**INFORMATION SHOWN:**
Start
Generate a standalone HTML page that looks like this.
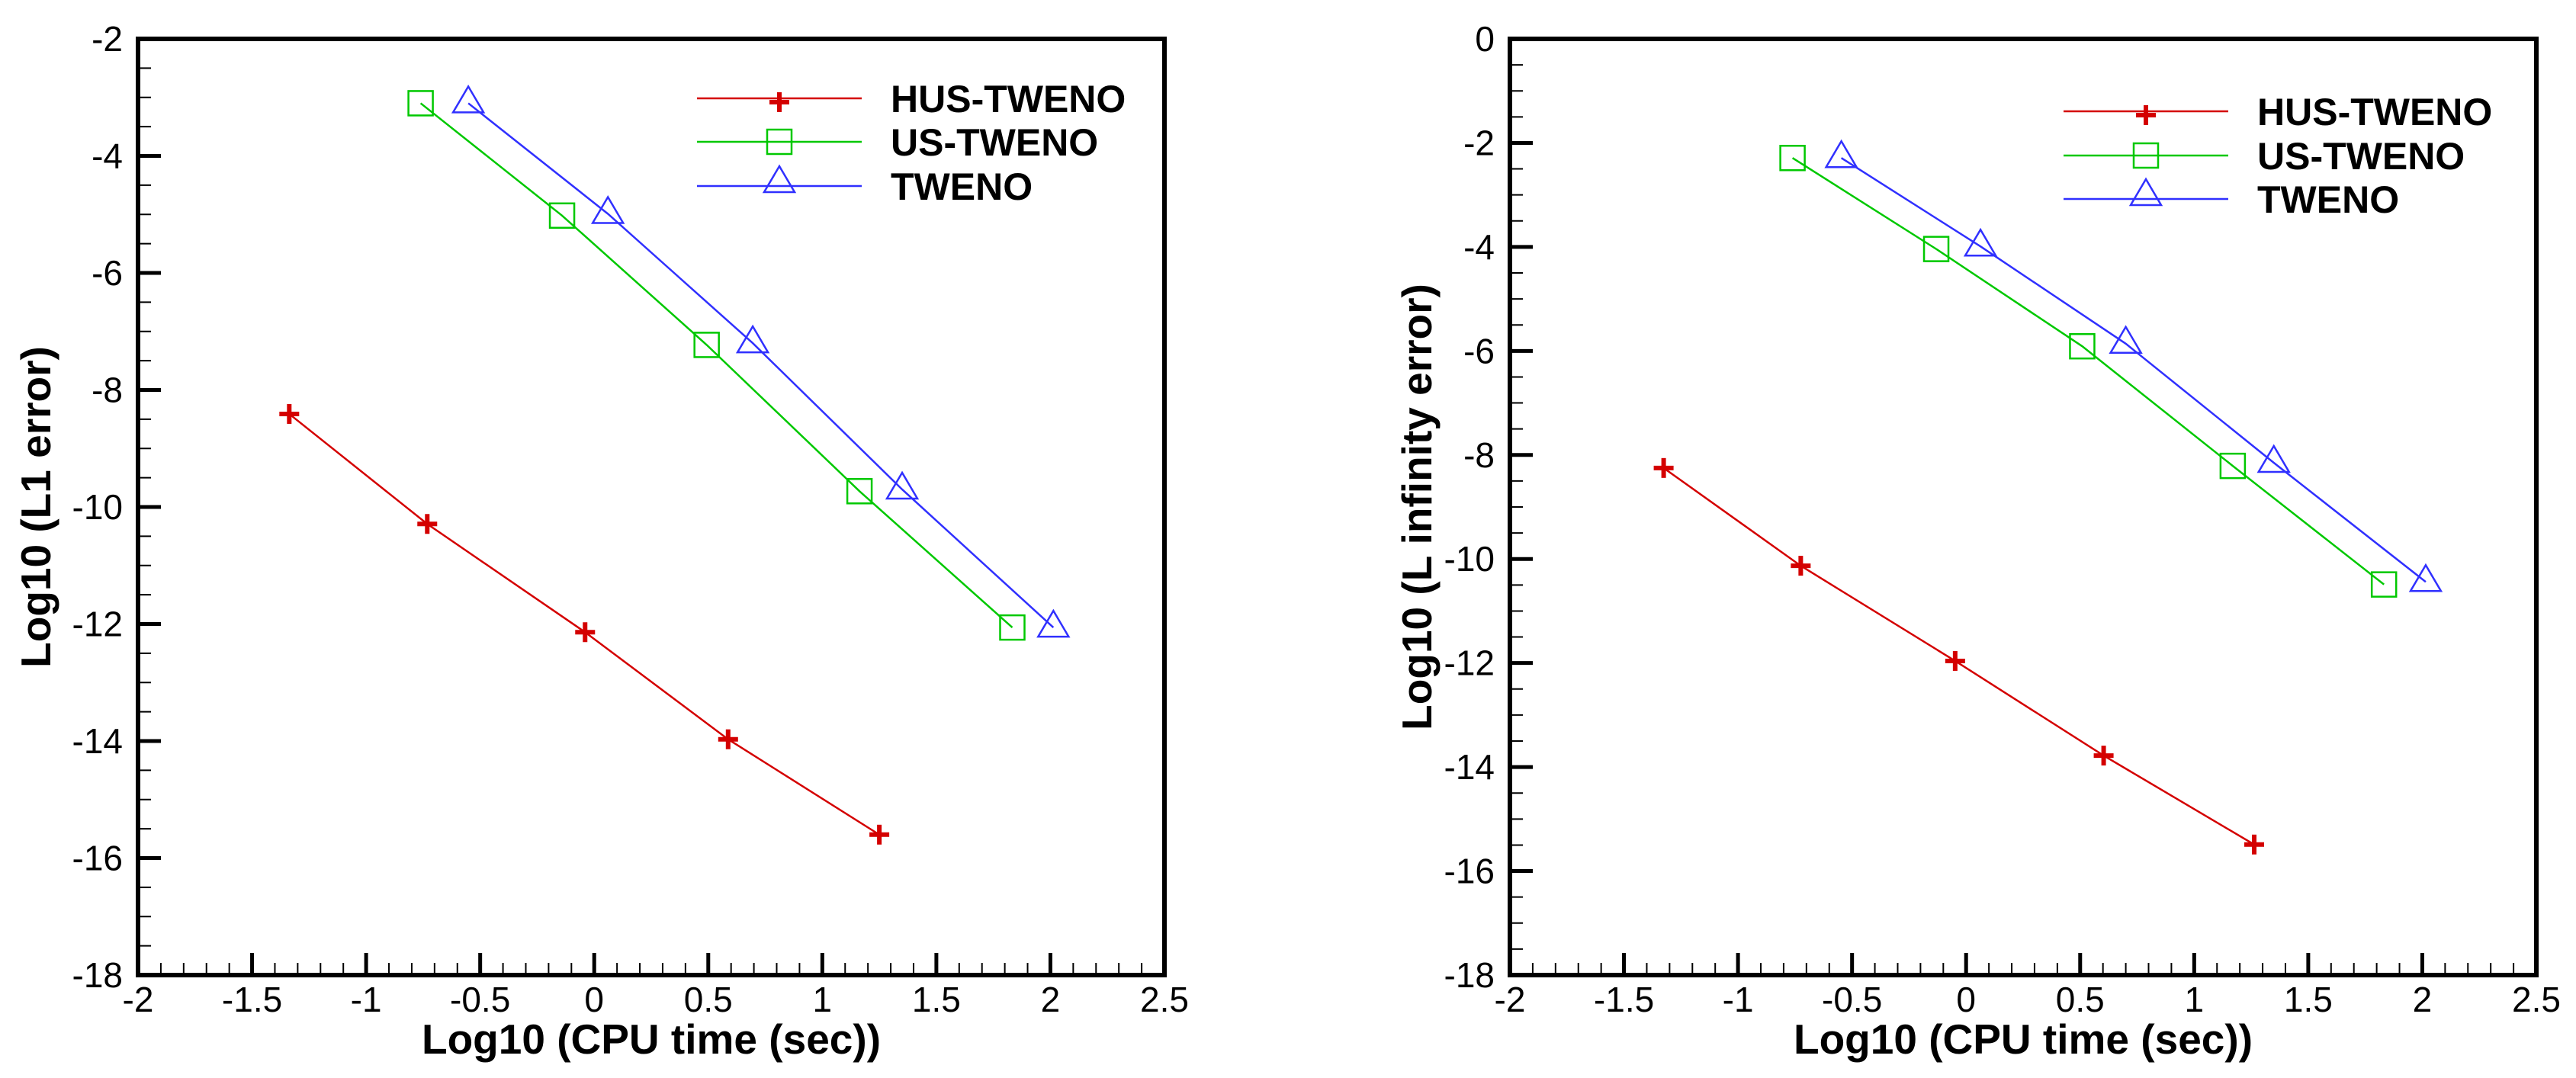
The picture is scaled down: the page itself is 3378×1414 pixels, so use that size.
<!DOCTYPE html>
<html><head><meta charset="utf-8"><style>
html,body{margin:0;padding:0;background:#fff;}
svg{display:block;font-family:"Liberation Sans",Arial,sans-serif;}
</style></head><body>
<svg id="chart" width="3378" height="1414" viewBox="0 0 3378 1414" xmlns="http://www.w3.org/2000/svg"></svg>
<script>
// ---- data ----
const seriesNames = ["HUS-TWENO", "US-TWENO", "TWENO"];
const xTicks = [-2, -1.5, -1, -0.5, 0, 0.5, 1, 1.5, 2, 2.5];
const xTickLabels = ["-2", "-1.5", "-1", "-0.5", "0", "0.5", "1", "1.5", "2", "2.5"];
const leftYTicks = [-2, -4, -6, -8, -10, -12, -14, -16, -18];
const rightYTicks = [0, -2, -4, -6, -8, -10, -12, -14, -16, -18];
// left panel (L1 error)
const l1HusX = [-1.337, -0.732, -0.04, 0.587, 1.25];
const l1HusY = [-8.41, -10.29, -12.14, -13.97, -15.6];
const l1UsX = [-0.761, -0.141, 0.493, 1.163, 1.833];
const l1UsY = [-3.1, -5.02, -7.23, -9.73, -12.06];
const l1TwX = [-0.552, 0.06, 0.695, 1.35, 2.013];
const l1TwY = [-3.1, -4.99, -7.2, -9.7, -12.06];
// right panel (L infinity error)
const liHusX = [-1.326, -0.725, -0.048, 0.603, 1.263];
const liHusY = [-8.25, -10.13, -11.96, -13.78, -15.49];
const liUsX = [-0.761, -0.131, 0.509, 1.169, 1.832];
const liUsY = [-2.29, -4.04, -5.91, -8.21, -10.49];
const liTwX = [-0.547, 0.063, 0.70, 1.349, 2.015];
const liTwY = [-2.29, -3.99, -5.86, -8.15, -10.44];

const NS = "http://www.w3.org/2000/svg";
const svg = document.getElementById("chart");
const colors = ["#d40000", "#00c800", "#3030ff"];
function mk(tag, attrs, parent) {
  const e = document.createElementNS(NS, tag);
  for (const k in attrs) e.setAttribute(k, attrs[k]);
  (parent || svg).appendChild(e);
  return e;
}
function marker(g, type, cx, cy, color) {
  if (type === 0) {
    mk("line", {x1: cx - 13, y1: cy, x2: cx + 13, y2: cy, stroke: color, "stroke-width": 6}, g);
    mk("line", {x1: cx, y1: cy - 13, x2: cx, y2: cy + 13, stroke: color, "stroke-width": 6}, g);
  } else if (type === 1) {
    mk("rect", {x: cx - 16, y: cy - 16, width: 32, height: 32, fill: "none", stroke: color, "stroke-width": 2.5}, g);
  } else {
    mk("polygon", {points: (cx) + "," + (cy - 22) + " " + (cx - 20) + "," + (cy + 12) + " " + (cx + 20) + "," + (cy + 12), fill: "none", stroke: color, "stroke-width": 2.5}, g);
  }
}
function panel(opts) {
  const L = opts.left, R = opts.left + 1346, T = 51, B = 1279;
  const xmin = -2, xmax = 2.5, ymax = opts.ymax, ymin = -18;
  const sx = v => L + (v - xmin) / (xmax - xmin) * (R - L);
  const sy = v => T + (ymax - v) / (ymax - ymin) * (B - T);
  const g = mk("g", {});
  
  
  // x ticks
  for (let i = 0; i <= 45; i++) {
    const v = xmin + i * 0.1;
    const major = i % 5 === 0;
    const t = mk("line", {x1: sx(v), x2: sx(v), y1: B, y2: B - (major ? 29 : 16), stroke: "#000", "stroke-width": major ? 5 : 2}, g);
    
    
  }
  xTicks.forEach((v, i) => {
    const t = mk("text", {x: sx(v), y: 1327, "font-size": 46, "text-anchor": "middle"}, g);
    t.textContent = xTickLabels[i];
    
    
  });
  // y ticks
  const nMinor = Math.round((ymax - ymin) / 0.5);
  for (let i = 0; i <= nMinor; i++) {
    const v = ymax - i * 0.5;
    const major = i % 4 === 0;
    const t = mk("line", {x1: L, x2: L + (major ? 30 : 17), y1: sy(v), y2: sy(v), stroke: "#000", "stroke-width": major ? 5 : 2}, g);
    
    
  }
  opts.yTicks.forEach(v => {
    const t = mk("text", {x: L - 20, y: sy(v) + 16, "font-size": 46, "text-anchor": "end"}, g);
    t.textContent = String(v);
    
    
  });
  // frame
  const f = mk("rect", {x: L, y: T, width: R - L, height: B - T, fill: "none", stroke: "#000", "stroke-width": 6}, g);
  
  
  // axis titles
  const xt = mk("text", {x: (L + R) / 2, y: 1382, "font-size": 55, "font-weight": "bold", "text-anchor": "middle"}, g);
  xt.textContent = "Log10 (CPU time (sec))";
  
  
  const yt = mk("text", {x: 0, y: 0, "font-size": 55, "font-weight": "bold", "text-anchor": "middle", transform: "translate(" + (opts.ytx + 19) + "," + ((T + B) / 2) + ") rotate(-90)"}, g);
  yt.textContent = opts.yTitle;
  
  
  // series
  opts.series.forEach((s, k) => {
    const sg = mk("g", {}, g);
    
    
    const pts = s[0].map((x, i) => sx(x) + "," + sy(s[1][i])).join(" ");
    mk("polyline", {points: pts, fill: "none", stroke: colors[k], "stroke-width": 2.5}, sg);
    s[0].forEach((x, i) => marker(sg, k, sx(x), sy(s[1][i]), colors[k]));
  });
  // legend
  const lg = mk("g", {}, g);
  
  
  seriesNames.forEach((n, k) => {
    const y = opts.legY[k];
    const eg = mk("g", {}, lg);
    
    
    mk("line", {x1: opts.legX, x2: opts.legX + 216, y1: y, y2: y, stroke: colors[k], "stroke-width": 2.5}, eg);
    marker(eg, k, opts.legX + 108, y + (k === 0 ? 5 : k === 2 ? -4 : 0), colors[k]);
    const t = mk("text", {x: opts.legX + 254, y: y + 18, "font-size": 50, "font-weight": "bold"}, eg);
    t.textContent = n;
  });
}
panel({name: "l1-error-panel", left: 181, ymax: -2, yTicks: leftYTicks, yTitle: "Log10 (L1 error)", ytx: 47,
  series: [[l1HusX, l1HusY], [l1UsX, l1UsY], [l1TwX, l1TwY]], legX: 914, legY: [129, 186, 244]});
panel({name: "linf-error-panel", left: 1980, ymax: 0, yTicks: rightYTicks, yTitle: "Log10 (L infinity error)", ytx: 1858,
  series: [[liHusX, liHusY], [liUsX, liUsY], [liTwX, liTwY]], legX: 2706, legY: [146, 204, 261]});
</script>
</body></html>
End
**WRITTEN REQUEST:**
Write out again, exactly, the lines from the start of the listing up to the line containing "const liTwY = [-2.29, -3.99, -5.86, -8.15, -10.44];", with both ends and without pictures.

**ANSWER TO THIS TASK:**
Generate a standalone HTML page that looks like this.
The picture is scaled down: the page itself is 3378×1414 pixels, so use that size.
<!DOCTYPE html>
<html><head><meta charset="utf-8"><style>
html,body{margin:0;padding:0;background:#fff;}
svg{display:block;font-family:"Liberation Sans",Arial,sans-serif;}
</style></head><body>
<svg id="chart" width="3378" height="1414" viewBox="0 0 3378 1414" xmlns="http://www.w3.org/2000/svg"></svg>
<script>
// ---- data ----
const seriesNames = ["HUS-TWENO", "US-TWENO", "TWENO"];
const xTicks = [-2, -1.5, -1, -0.5, 0, 0.5, 1, 1.5, 2, 2.5];
const xTickLabels = ["-2", "-1.5", "-1", "-0.5", "0", "0.5", "1", "1.5", "2", "2.5"];
const leftYTicks = [-2, -4, -6, -8, -10, -12, -14, -16, -18];
const rightYTicks = [0, -2, -4, -6, -8, -10, -12, -14, -16, -18];
// left panel (L1 error)
const l1HusX = [-1.337, -0.732, -0.04, 0.587, 1.25];
const l1HusY = [-8.41, -10.29, -12.14, -13.97, -15.6];
const l1UsX = [-0.761, -0.141, 0.493, 1.163, 1.833];
const l1UsY = [-3.1, -5.02, -7.23, -9.73, -12.06];
const l1TwX = [-0.552, 0.06, 0.695, 1.35, 2.013];
const l1TwY = [-3.1, -4.99, -7.2, -9.7, -12.06];
// right panel (L infinity error)
const liHusX = [-1.326, -0.725, -0.048, 0.603, 1.263];
const liHusY = [-8.25, -10.13, -11.96, -13.78, -15.49];
const liUsX = [-0.761, -0.131, 0.509, 1.169, 1.832];
const liUsY = [-2.29, -4.04, -5.91, -8.21, -10.49];
const liTwX = [-0.547, 0.063, 0.70, 1.349, 2.015];
const liTwY = [-2.29, -3.99, -5.86, -8.15, -10.44];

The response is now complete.